Analyzing Your Store’s Systems

  |  December 28, 2015

042 September – October – 1992

This is the third in a series of articles based on Business Planning For Cooperatives, a manual published by Cooperative Development Services that provides step by step Instructions for writing business plans. This manual is based on the principles of systems analysis, which recommend an analysis of each of a retail co-op’s key systems. The first two articles in this series appeared in the January-February 1992 and May-June 1992 editions of Cooperative Grocer. The first article provided an overview of the business planning proces and systems analysis. The second article laid the necessary groundwork for this process by conducting a brief review of the entire co-op and developing mission and strategy statements. This article will show you how to begin the actual process of analyzing a system.

The point of the business plan-planning analysis discussed here is to improve the co-op by improving each of its eight key systems: Marketing, Management, Organization, Finance, Operations, Planning, Purchasing, and Personnel.

According to this approach, writing a business plan entails analyzing each key system in an organization, and making plans to improve it. A “business plan” is simply a set of plans for improving all the key systems in your co-op.

Marketing System

The first system we will look at is marketing. Most people believe that this is one of the most important systems in the co-op. But what exactly does the word “marketing” mean? The Small Business Report defines marketing as follows:

“Rather than determining what the company wants to sell, marketing explores what the customer wants to buy. Marketing explains products and services in terms of customer values and needs, rather than stating what the product or service does.”
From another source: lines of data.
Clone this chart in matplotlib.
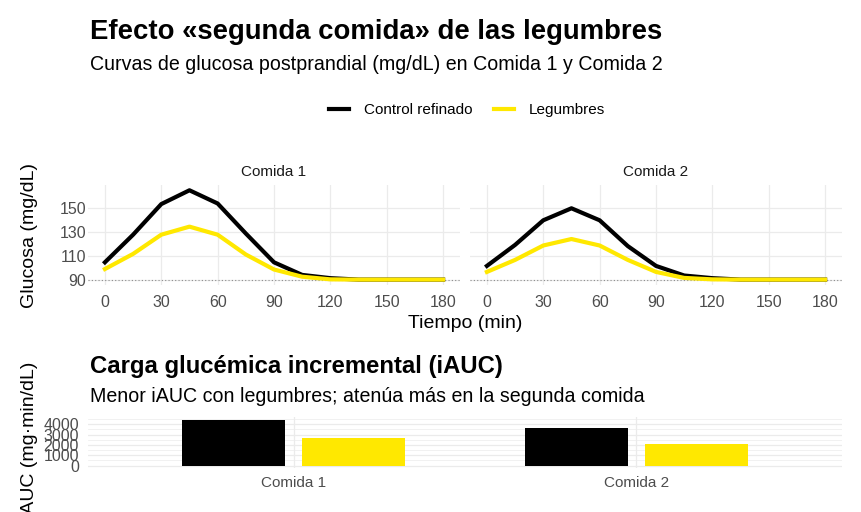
import numpy as np
import matplotlib
matplotlib.use('Agg')
import matplotlib.pyplot as plt
from matplotlib.lines import Line2D
from matplotlib.ticker import MultipleLocator

plt.rcParams['font.family'] = ['Liberation Sans', 'DejaVu Sans']

# ---- data ----
tiempo = [0, 15, 30, 45, 60, 75, 90, 105, 120, 135, 150, 165, 180]
comidas = ['Comida 1', 'Comida 2']
grupos = ['Control refinado', 'Legumbres']

control_c1 = [105, 128, 153.5, 165, 154, 129, 105, 94.5, 91.8, 90.6, 90.6, 90.6, 90.6]
legumbres_c1 = [99.4, 112, 128, 134.7, 128, 111.5, 99, 93, 90.8, 90.6, 90.6, 90.6, 90.6]
control_c2 = [102, 119.5, 140, 150, 140, 118.5, 102, 94, 91.8, 90.6, 90.6, 90.6, 90.6]
legumbres_c2 = [97, 107, 119, 124.4, 119, 107, 97, 92, 90.8, 90.6, 90.6, 90.6, 90.6]

iauc_control = [4450, 3600]
iauc_legumbres = [2700, 2100]

color_control = '#000000'
color_legumbres = '#FFE800'
grid_col = '#EBEBEB'
tick_col = '#4D4D4D'

W, H = 862, 512


def px_axes(fig, left, top, right, bottom):
    return fig.add_axes([left/W, 1-bottom/H, (right-left)/W, (bottom-top)/H])


def px(x, y):
    return (x/W, 1-y/H)


def clean(ax):
    for s in ax.spines.values():
        s.set_visible(False)
    ax.tick_params(length=0, colors=tick_col, labelsize=11.5)
    ax.set_axisbelow(True)


fig = plt.figure(figsize=(W/100, H/100), dpi=100)

# titles
fig.text(*px(90, 32), 'Efecto «segunda comida» de las legumbres', fontsize=19.8,
         fontweight='bold', ha='left', va='center')
fig.text(*px(90, 64), 'Curvas de glucosa postprandial (mg/dL) en Comida 1 y Comida 2',
         fontsize=14.1, ha='left', va='center')

# top facets
curvas = [(control_c1, legumbres_c1), (control_c2, legumbres_c2)]
limites = [(88, 460), (470, 842)]
for k, (ctrl, leg) in enumerate(curvas):
    l, r = limites[k]
    ax = px_axes(fig, l, 185, r, 285)
    clean(ax)
    ax.grid(True, color=grid_col, lw=0.9)
    ax.axhline(90, color='#8C8C8C', ls=(0, (1, 2)), lw=0.8, zorder=1)
    ax.plot(tiempo, ctrl, color=color_control, lw=3, solid_joinstyle='round', zorder=2)
    ax.plot(tiempo, leg, color=color_legumbres, lw=3, solid_joinstyle='round', zorder=3)
    ax.set_xlim(-9, 189)
    ax.set_ylim(86.1, 169.4)
    ax.set_xticks(range(0, 181, 30))
    ax.set_yticks([90, 110, 130, 150])
    ax.tick_params(axis='x', pad=7)
    ax.tick_params(axis='y', pad=1.5)
    if k == 1:
        ax.set_yticklabels([])
    fig.text(*px((l+r)/2, 172), comidas[k], fontsize=11, color='#1A1A1A',
             ha='center', va='center')

fig.text(*px(30, 236), 'Glucosa (mg/dL)', fontsize=14, rotation=90,
         ha='center', va='center')
fig.text(*px(465, 324), 'Tiempo (min)', fontsize=14, ha='center', va='center')

# legend
handles = [Line2D([], [], color=color_control, lw=3),
           Line2D([], [], color=color_legumbres, lw=3)]
fig.legend(handles, grupos, loc='center', bbox_to_anchor=px(467, 110), ncol=2,
           frameon=False, fontsize=11, handlelength=1.3, handletextpad=1.0,
           columnspacing=1.4)

# bottom bars
fig.text(*px(90, 366), 'Carga glucémica incremental (iAUC)', fontsize=17.2,
         fontweight='bold', ha='left', va='center')
fig.text(*px(90, 397), 'Menor iAUC con legumbres; atenúa más en la segunda comida',
         fontsize=14.1, ha='left', va='center')

axb = px_axes(fig, 88, 417, 842, 468)
clean(axb)
x = np.arange(len(comidas))
axb.bar(x - 0.175, iauc_control, width=0.30, color=color_control, zorder=2)
axb.bar(x + 0.175, iauc_legumbres, width=0.30, color=color_legumbres, zorder=2)
axb.set_xlim(-0.6, 1.6)
axb.set_ylim(-225, 4700)
axb.set_xticks(x)
axb.set_xticklabels(comidas)
axb.yaxis.set_major_locator(MultipleLocator(1000))
axb.yaxis.set_minor_locator(MultipleLocator(500))
axb.tick_params(which='minor', length=0)
axb.grid(True, which='major', color=grid_col, lw=0.9)
axb.grid(True, which='minor', axis='y', color=grid_col, lw=0.5)
axb.tick_params(axis='x', pad=6, labelsize=11)
axb.tick_params(axis='y', pad=6.5)

fig.text(*px(30, 440), 'iAUC (mg·min/dL)', fontsize=14, rotation=90,
         ha='center', va='center')

fig.savefig('out.png', dpi=100)
plt.close(fig)
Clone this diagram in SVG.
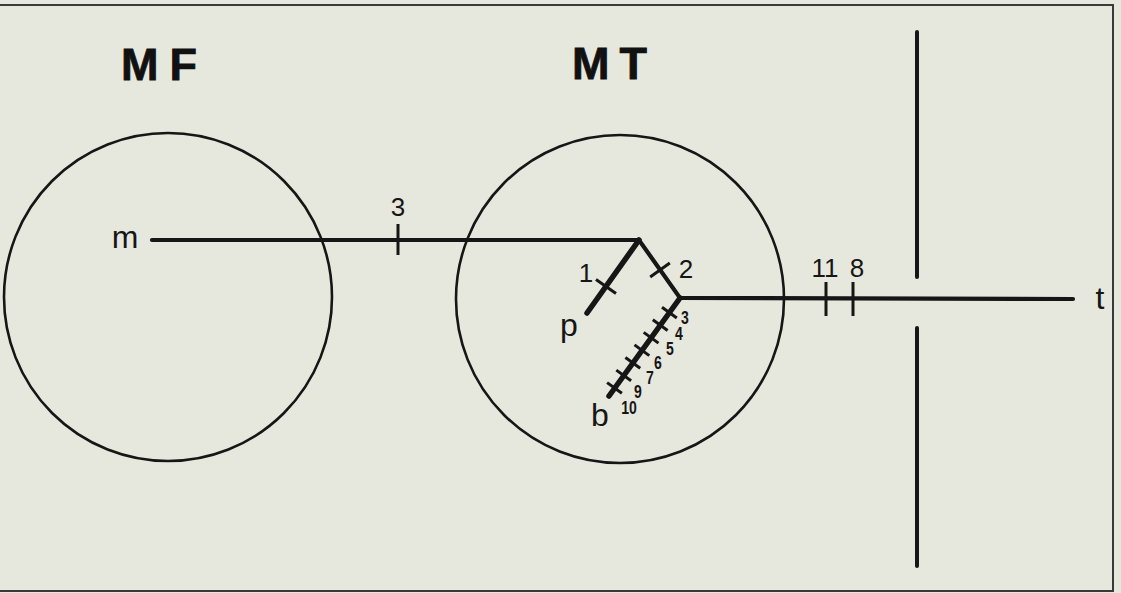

Using this definition, we will provide instructions on conducting several analytical techniques for you to assess the current state of your co-op s marketing system. These “tools” include:

  1. Local market review
  2. Map of customer locations
  3. Target market demographics
  4. Price comparison
  5. Competitor analysis

Using these tools, you can conduct an analysis ofyour co-op’s marketing system. Based on this analysis, you can then prepare a marketing plan to improve your marketing system. Instructions for preparing this plan will be included in the next article in this series.

1. Local market review

This is an overview of the significant trends and developments in your area that might affect your co-op. It will help you become aware of any upcoming changes in your local market that may present the co-op with either an opportunity or a threat. For example, there may be a new shopping center opening up near you in the coming year. Or perhaps your town’s major employer is planning to lay off a significant number of workers. You should be aware of these changes in order to plan your response.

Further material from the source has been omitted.